*Short task*.
What is the number of lines containing the word "this"? Please answer with that number and nothing more.

*Raw records*.
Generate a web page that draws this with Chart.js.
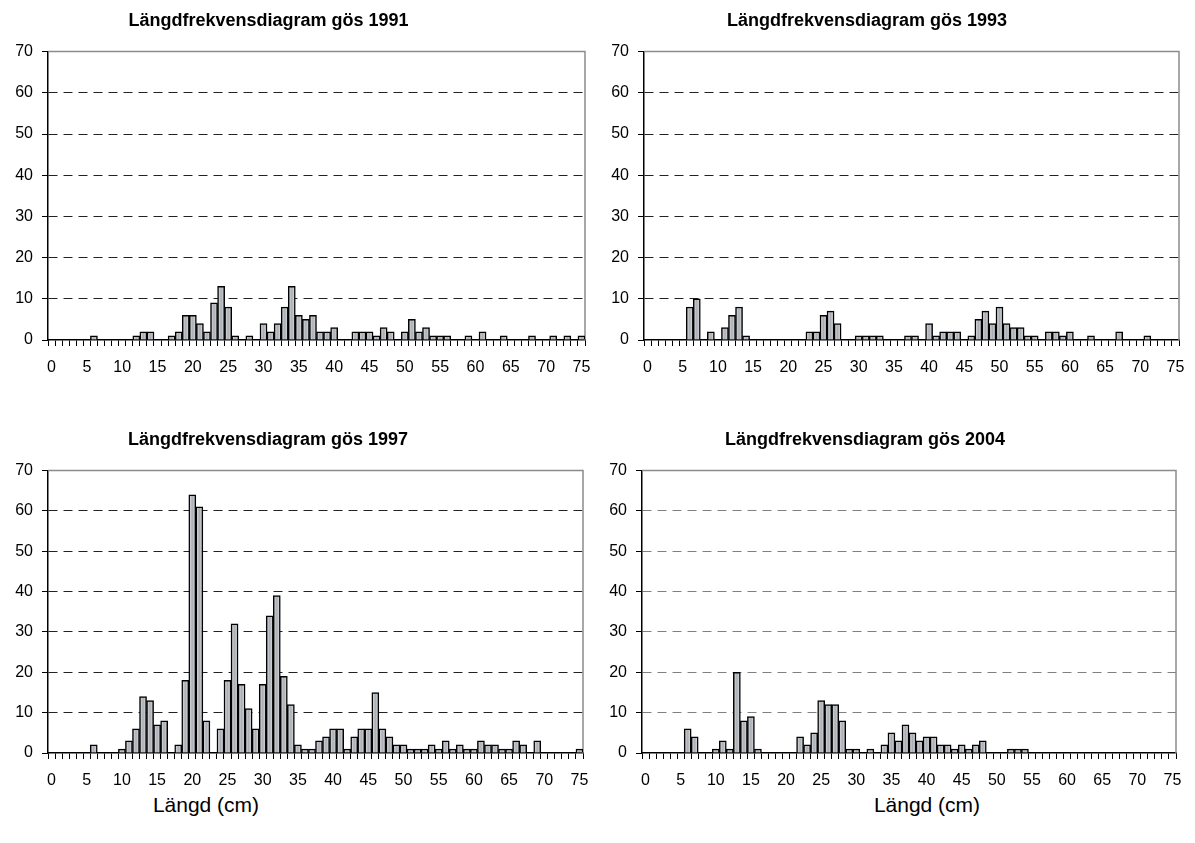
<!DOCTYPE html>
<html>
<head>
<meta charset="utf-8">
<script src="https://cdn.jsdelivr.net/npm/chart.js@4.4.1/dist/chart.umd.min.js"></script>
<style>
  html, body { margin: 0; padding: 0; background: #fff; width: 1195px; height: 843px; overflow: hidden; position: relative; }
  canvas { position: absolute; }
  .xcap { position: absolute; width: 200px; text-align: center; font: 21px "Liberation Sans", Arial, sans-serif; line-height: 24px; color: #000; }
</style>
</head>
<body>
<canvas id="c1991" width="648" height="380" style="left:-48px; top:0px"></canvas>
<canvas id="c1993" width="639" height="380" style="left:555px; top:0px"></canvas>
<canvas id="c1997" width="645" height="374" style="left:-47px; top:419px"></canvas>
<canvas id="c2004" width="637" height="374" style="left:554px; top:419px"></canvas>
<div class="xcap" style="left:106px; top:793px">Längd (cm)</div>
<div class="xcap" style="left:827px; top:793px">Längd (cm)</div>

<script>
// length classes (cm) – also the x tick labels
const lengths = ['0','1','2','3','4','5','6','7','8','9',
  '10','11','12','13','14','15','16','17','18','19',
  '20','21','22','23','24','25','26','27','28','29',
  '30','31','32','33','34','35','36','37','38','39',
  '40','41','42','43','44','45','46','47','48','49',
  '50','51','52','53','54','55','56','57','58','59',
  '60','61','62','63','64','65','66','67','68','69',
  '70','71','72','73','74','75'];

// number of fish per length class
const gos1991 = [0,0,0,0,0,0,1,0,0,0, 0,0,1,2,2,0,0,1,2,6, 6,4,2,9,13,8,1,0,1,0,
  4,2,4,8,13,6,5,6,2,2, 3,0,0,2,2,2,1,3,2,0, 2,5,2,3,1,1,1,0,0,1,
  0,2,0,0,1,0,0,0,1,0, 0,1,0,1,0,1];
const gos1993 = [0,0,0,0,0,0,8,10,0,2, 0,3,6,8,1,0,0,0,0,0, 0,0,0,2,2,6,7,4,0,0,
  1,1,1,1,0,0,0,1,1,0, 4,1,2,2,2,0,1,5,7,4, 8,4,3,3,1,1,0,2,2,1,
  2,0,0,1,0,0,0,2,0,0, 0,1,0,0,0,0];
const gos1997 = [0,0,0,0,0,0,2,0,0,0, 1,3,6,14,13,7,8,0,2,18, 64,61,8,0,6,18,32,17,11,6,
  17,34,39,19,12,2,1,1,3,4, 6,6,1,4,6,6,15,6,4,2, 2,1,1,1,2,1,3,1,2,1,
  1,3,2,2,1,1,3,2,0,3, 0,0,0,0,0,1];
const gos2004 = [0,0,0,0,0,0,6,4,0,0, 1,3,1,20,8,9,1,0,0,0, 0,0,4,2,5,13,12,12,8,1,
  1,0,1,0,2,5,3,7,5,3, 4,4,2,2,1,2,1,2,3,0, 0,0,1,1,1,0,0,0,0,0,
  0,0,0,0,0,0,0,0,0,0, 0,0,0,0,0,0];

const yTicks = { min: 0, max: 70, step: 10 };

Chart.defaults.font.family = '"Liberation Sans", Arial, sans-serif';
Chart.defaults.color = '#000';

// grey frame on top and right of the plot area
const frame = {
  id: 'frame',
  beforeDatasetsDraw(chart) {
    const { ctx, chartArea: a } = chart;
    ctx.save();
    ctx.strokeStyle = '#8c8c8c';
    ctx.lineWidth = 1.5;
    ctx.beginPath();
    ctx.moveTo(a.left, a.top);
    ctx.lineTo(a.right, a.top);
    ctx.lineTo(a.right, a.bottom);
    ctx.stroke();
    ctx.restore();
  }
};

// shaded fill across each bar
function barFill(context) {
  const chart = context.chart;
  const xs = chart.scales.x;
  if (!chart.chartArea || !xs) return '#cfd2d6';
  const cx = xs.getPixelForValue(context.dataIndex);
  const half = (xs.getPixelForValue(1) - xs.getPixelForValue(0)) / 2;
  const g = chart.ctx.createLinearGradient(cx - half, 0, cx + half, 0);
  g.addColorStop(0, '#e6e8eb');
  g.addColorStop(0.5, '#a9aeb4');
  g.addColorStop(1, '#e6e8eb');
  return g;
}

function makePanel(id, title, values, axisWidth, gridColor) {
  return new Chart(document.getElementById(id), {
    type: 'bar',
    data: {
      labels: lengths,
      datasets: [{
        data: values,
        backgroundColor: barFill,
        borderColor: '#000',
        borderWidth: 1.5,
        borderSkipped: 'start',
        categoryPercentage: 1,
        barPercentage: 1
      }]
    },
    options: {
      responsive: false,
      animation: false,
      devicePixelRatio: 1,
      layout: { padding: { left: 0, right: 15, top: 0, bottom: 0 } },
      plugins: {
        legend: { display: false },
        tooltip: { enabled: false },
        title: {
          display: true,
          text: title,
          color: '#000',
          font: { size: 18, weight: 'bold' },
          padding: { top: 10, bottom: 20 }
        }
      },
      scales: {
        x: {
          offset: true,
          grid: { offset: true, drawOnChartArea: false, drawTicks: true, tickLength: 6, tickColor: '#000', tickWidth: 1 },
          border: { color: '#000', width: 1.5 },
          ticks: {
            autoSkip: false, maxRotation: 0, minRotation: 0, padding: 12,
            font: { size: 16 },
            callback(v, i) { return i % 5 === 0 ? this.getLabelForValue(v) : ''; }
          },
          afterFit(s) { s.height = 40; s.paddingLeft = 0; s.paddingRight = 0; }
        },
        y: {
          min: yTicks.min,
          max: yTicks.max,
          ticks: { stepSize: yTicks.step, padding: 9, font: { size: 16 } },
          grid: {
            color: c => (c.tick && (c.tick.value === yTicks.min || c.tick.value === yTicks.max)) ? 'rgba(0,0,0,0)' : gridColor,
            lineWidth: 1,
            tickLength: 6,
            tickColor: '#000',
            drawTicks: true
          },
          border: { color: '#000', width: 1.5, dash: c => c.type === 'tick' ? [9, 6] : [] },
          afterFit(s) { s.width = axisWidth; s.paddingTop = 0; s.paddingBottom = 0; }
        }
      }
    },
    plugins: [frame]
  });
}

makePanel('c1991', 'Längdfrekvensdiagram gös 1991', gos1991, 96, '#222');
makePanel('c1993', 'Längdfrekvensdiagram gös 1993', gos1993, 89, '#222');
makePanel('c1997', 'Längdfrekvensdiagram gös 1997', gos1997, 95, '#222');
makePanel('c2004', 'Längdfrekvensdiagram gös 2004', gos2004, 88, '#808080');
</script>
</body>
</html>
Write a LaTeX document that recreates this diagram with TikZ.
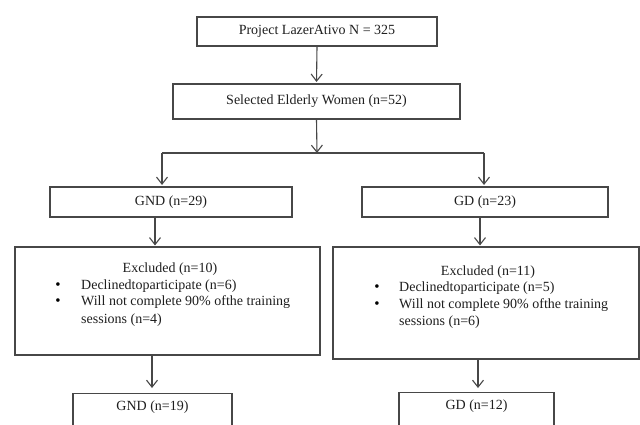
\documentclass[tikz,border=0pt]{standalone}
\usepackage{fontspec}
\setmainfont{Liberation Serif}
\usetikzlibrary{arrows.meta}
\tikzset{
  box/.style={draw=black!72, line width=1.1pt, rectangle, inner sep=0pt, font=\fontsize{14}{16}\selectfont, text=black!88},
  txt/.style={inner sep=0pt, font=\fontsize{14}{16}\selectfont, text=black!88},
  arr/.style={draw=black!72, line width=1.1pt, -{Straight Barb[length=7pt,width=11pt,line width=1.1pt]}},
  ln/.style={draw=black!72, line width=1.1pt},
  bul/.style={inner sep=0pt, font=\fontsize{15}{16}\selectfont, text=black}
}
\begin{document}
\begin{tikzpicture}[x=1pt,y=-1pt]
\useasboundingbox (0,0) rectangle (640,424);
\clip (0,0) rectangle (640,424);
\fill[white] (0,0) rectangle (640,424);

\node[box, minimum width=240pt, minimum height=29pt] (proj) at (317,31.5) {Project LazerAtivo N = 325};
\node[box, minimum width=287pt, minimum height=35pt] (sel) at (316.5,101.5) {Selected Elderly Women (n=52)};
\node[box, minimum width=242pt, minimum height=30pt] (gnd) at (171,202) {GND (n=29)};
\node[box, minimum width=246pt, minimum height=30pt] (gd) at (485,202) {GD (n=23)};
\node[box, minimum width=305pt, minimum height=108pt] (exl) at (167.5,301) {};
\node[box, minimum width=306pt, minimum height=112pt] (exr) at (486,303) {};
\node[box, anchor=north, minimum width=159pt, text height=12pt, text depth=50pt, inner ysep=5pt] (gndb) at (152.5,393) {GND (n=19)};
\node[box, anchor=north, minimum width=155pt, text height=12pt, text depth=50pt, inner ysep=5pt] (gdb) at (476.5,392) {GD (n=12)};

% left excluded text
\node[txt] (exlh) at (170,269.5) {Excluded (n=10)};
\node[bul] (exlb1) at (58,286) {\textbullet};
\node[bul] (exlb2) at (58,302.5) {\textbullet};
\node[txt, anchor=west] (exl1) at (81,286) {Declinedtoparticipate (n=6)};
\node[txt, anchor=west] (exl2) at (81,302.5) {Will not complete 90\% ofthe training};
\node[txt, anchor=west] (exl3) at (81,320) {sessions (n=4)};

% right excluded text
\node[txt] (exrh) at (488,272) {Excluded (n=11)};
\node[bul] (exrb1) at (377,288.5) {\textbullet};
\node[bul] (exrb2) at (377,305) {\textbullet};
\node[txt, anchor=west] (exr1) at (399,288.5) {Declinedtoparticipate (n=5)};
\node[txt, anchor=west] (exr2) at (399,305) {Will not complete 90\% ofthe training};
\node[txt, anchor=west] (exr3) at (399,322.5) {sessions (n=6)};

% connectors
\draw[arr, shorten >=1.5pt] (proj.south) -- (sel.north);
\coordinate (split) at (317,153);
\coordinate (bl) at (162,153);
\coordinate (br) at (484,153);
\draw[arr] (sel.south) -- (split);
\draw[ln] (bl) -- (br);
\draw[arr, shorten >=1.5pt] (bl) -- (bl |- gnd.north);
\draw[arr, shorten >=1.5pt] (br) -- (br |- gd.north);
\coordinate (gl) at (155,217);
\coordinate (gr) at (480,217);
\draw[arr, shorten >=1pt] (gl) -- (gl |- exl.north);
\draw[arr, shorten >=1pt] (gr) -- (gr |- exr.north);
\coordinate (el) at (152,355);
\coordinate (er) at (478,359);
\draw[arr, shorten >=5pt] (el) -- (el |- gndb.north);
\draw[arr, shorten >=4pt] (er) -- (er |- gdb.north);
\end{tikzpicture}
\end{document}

*Output below*.
3